Neulich besuchte ich den Friedenspark in Hiroshima. Ein seltsam stiller Ort, im Zentrum der geschäftigen Millionenstadt, von zwei Flüssen umschlossen. Am 6. August 1945 explodierte hier in der Luft die Atombombe und zerstörte 80 Prozent der Stadt. Daran erinnern ein Museum, verschiedene Denkmäler und der sogenannte A-Bomb-Dome, die Ruine der ehemaligen Handelskammer, die als einziges Gebäude stehen geblieben war. Ich kam hier mit einem älteren Mann ins Gespräch, der Vögel fütterte.
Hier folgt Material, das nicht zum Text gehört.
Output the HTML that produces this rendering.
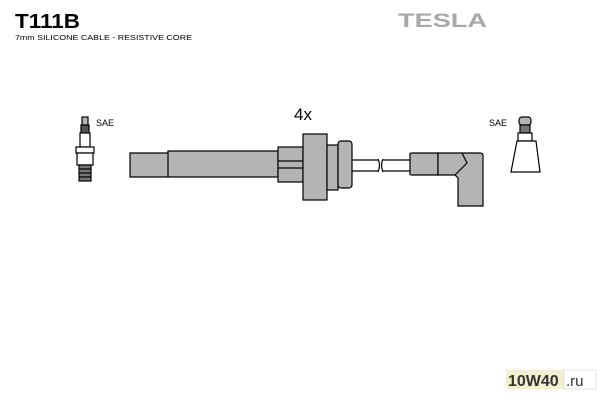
<!DOCTYPE html>
<html><head><style>
body{margin:0;background:#fff;}
svg{display:block;}
</style></head><body>
<svg width="600" height="400" xmlns="http://www.w3.org/2000/svg">
<rect width="600" height="400" fill="#fff"/>
<text x="15" y="28" font-family="Liberation Sans, sans-serif" font-weight="bold" font-size="20" textLength="65" lengthAdjust="spacingAndGlyphs">T111B</text>
<text x="15" y="40" font-family="Liberation Sans, sans-serif" font-size="7.5" textLength="177" lengthAdjust="spacingAndGlyphs">7mm SILICONE CABLE - RESISTIVE CORE</text>
<text x="398" y="27" font-family="Liberation Sans, sans-serif" font-weight="bold" font-size="19" fill="#a8a8a8" textLength="89" lengthAdjust="spacingAndGlyphs">TESLA</text>
<text x="294" y="120" font-family="Liberation Sans, sans-serif" font-size="17">4x</text>
<text x="96" y="126" font-family="Liberation Sans, sans-serif" font-size="9">SAE</text>
<text x="489" y="126" font-family="Liberation Sans, sans-serif" font-size="9">SAE</text>
<g stroke="#000" stroke-width="1.2" fill="#b4b4b4">
<rect x="82" y="117" width="6" height="8"/>
<rect x="81" y="125" width="8" height="8" fill="#555"/>
<rect x="80" y="133" width="10" height="14" fill="#fff"/>
<rect x="76" y="147" width="18" height="6" fill="#fff"/>
<rect x="77" y="153" width="16" height="12" fill="#fff"/>
<rect x="79" y="165" width="12" height="16" fill="#777"/>
<line x1="79" y1="169" x2="91" y2="169"/><line x1="79" y1="173" x2="91" y2="173"/><line x1="79" y1="177" x2="91" y2="177"/>
<path d="M130 153 H168 V151 H278 V177 H168 V177 H130 Z"/>
<line x1="168" y1="151" x2="168" y2="177"/>
<rect x="278" y="147" width="25" height="35"/>
<line x1="278" y1="161" x2="303" y2="161"/><line x1="278" y1="168" x2="303" y2="168"/>
<rect x="303" y="134" width="24" height="66"/>
<rect x="327" y="145" width="11" height="45"/>
<rect x="338" y="141" width="14" height="47" rx="3"/>
<path d="M352 160 H378 M352 171 H378 M383 160 H410 M383 171 H410" fill="none"/>
<path d="M378 159 Q381 165 378 172 M383 159 Q380 165 383 172" fill="none"/>
<path d="M410 155 Q409 153 412 153 H438 V175 H412 Q409 175 410 173 Z"/>
<path d="M438 153 H480 Q483 153 483 156 V206 H458 V178 L455 175 L438 175 Z"/>
<path d="M462 153 L467 163 L455 175" fill="none"/>
<rect x="519" y="117" width="12" height="8" rx="3"/>
<rect x="520" y="125" width="10" height="8" fill="#777"/>
<rect x="518" y="133" width="14" height="8" fill="#fff"/>
<path d="M517 141 H536 L540 172 H511 Z" fill="#fff"/>
</g>
<rect x="506" y="370" width="58" height="19" fill="#f2f0d0"/>
<text x="508" y="386" font-family="Liberation Sans, sans-serif" font-weight="bold" font-size="16" fill="#333">10W40</text>
<rect x="564" y="370" width="32" height="19" fill="#fff" stroke="#ccc" stroke-width="0.5"/>
<text x="566" y="386" font-family="Liberation Sans, sans-serif" font-size="15" fill="#333">.ru</text>
</svg>
</body></html>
Die Sperlinge setzten sich in seine offene Hand und pickten die Brotkrumen, die er ihnen anbot. Der Frieden sei immer wieder bedroht, sagte er. Er mache sich Sorgen wegen der US-amerikanischen Kriegsflotte, die Donald Trump gerade in die Region entsandt hat. Der nordkoreanische Diktator Kim Jong Un droht nun mit Atomangriffen auf seine Nachbarn, sollten die USA einen Erstschlag gegen Nordkorea führen. Japan stecke in einem Dilemma, erklärte mir der Mann: Man wolle keine Eskalation in der Region, aber man brauche die USA als Schutzmacht.
Jeder Besucher darf die Friedensglocke läuten
Im Park demonstrierte auch ein 72-Jähriger für den Frieden. Sein Appell: Keine Atomwaffen auf der ganzen Welt! Er erzählte seine Geschichte gerade ein paar Frauen, als ich dazukam: Seine Mutter war mit ihm schwanger gewesen, als die Atombombe fiel. Sie hatte ihn noch zur Welt bringen können, bevor sie bald darauf an den Strahlenschäden starb. Er zeigte historische Bilder der niedergebrannten Stadt. Der heutige A-Bomb-Dome sieht darauf aus wie ein angeschlagener Boxer, der einfach nicht umfallen will. Die Frauen hörten ihm gebannt zu. An diesem Ort wird nicht diskutiert, nicht geklagt, nicht gelacht, es liegt ein Erschauern vor dem Unfassbaren in der Luft. In die Stille ertönt manchmal die Friedensglocke am Nordeingang. Jeder Besucher darf sie läuten.
Volker Keller
Als ich später in der Stadt unterwegs war, las ich überraschend deutsche Worte. Ein junger Mann an einem Flohmarktstand demonstrierte mit einem Plakat: „Atomkraft? – Nein danke!“ Er habe es von einem Freund aus Berlin und protestiere gegen die japanische Regierung, die auch nach der Katastrophe von Fukushima Atomkraftwerke für sicher erklärt und die Atomenergie weiter ausbauen will. „Die Japaner ordnen sich unter, sie mögen nicht kämpfen“, sagte er. Sie suchten den Frieden in sich selbst, etwa bei der Meditation. Das mache er auch. Aber er wolle eben auch nach außen zeigen, wofür er steht.